— begin —

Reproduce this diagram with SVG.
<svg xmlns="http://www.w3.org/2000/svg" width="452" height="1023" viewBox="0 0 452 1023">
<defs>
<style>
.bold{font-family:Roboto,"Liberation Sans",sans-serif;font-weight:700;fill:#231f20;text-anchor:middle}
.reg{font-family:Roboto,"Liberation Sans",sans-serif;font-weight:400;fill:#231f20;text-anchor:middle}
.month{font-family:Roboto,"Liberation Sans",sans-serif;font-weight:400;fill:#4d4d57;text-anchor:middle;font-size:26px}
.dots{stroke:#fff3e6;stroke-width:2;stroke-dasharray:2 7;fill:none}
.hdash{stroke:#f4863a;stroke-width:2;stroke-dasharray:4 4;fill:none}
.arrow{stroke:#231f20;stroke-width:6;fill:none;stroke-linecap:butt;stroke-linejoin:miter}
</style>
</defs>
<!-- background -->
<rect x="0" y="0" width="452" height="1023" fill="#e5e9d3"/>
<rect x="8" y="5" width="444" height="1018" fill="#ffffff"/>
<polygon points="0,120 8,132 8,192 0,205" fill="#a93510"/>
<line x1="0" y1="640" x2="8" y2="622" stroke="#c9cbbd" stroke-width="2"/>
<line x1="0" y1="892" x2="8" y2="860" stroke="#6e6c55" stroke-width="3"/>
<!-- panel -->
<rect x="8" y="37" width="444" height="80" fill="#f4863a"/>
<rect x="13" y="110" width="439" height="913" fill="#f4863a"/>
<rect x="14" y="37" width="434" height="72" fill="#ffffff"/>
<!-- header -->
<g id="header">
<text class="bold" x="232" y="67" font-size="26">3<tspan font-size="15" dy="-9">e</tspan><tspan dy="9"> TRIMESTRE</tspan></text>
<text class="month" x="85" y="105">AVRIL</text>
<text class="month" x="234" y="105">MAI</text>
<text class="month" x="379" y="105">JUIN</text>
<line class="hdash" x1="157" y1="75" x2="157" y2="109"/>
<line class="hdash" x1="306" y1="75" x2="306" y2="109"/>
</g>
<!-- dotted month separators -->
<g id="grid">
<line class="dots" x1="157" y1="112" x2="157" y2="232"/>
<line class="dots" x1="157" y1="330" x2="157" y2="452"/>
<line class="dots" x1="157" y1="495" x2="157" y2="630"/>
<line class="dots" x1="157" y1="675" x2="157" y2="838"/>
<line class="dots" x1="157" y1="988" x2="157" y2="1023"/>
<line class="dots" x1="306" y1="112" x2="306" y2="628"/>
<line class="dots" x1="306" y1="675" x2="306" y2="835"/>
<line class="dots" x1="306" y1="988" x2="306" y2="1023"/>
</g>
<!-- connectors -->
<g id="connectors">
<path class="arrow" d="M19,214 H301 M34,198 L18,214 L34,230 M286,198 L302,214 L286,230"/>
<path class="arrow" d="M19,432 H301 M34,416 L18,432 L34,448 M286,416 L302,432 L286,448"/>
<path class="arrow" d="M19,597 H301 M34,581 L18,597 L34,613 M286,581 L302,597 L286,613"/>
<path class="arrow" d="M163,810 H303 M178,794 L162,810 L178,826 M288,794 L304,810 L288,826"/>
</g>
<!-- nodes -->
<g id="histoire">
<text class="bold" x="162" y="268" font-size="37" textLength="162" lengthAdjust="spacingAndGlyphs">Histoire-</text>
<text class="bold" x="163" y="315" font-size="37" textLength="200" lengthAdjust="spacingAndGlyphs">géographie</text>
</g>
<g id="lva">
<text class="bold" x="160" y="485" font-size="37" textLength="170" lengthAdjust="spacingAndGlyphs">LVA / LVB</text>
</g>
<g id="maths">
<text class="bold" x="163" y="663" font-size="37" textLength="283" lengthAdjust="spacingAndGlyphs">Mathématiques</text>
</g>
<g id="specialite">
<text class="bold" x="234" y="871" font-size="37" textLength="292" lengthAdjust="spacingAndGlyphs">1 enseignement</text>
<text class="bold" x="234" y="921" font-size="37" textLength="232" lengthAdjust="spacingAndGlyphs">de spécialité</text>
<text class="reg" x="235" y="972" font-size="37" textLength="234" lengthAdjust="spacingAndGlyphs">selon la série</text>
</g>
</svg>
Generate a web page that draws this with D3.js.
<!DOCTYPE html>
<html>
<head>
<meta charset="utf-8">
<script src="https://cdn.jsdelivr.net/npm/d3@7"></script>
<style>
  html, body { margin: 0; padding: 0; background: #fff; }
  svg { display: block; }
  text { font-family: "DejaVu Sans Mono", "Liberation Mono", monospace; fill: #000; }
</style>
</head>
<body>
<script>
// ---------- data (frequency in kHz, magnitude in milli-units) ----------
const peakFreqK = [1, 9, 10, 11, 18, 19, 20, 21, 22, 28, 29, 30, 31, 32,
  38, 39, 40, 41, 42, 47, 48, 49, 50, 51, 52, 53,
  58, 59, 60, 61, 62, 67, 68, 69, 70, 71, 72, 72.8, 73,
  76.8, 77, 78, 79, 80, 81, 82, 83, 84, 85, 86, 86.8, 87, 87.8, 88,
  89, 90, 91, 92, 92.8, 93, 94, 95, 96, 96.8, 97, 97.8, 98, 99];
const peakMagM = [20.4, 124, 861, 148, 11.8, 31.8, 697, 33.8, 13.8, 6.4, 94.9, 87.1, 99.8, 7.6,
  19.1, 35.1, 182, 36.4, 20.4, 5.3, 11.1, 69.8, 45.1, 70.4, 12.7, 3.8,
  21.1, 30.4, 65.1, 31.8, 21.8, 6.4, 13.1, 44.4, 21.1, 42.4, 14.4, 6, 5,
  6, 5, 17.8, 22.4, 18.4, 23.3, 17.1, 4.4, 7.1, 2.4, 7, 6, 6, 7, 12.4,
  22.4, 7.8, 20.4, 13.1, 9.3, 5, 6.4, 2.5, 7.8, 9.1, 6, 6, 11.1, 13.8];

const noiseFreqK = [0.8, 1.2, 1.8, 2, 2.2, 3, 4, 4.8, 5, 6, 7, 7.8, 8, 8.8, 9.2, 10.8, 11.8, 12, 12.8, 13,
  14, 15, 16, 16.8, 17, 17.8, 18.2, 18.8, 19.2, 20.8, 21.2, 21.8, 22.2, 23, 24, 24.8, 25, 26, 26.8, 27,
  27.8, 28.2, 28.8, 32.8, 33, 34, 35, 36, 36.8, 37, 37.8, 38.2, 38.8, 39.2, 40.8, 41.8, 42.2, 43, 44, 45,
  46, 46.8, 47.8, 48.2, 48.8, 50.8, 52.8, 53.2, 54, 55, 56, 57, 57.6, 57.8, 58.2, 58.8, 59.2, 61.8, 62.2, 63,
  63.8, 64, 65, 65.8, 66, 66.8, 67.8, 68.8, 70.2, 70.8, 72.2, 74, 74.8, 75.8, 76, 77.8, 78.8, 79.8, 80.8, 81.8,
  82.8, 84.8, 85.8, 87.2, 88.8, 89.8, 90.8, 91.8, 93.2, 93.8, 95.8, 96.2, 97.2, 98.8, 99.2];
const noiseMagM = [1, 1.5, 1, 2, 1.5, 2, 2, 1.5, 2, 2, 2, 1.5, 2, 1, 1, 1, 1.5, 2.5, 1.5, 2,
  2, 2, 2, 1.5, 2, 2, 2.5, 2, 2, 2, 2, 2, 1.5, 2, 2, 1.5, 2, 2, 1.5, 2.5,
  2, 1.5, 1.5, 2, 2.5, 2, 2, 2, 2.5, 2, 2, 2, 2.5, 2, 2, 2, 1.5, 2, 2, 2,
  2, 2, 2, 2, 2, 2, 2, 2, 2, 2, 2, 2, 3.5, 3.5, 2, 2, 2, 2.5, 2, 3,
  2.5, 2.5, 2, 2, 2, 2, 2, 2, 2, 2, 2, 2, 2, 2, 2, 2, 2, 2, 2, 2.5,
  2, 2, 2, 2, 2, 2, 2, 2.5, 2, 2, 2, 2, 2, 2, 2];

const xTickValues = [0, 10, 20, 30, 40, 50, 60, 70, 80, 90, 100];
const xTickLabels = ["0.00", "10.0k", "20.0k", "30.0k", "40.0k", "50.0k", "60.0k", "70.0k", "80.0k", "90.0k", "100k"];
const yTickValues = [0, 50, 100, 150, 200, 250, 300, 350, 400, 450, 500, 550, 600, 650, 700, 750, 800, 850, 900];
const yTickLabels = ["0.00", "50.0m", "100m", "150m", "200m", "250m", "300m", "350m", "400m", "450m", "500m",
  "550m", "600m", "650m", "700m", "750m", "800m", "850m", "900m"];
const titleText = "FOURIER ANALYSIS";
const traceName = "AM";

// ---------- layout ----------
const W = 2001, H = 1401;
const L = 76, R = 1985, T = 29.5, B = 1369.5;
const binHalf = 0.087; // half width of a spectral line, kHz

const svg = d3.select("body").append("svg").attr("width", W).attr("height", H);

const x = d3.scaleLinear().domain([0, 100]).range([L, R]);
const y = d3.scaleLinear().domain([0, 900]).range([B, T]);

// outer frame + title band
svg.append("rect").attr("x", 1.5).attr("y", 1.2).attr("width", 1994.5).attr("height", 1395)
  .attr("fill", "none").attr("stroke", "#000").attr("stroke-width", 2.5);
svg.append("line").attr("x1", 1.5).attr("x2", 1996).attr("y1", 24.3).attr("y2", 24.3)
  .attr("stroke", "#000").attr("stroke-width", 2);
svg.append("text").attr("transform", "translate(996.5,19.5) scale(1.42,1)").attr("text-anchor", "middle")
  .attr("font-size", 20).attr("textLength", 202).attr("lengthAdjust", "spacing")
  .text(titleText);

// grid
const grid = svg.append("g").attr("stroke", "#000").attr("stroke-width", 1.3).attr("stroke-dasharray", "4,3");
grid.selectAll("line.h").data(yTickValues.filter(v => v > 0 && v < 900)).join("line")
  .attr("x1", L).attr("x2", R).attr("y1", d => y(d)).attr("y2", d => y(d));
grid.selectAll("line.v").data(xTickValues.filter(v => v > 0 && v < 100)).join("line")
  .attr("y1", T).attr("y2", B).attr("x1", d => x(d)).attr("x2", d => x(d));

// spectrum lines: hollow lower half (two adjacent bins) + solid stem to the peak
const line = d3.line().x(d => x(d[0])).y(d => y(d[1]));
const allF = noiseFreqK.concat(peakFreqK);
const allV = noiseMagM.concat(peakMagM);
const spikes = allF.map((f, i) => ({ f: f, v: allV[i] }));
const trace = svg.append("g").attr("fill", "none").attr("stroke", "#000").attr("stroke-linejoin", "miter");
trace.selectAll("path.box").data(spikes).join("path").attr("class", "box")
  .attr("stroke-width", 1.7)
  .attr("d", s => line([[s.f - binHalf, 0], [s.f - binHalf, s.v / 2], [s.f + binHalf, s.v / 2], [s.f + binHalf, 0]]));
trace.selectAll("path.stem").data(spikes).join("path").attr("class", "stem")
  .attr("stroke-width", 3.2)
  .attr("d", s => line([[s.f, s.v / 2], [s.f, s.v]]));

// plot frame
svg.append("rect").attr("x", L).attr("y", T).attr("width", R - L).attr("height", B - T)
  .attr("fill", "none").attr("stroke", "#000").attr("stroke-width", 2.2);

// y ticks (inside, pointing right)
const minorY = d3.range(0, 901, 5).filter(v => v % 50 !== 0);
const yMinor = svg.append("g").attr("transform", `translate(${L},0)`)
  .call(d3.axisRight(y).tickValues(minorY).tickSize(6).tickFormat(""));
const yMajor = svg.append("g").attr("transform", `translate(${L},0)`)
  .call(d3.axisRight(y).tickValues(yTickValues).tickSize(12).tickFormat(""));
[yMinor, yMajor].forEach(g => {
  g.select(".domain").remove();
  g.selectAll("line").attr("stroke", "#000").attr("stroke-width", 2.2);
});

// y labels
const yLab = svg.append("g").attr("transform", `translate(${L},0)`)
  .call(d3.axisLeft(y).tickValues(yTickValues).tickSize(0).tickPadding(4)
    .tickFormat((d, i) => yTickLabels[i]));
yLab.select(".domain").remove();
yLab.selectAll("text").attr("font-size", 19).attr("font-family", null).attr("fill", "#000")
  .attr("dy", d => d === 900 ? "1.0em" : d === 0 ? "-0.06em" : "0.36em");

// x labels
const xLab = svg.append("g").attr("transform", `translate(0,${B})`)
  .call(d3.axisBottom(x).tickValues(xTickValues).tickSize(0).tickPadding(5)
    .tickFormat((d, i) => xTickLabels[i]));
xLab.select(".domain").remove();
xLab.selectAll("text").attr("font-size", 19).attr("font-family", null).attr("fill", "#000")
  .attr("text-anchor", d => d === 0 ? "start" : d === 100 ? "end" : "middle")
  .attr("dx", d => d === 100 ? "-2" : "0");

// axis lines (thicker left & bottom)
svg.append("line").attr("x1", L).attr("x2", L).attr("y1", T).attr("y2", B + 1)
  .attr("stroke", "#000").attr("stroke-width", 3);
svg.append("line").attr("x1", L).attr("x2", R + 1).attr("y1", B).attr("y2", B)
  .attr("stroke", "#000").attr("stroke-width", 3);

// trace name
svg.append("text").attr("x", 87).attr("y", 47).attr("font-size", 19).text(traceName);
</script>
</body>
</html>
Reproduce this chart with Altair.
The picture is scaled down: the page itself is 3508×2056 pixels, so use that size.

— end —

§ **GIVEN INSTRUCTION**
Extract, verbatim, the lines from the one containing "Reproduce this chart with Altair." through the last line of the listing above.

§ **OUTPUT FOR THIS EXERCISE**
Reproduce this chart with Altair.
The picture is scaled down: the page itself is 3508×2056 pixels, so use that size.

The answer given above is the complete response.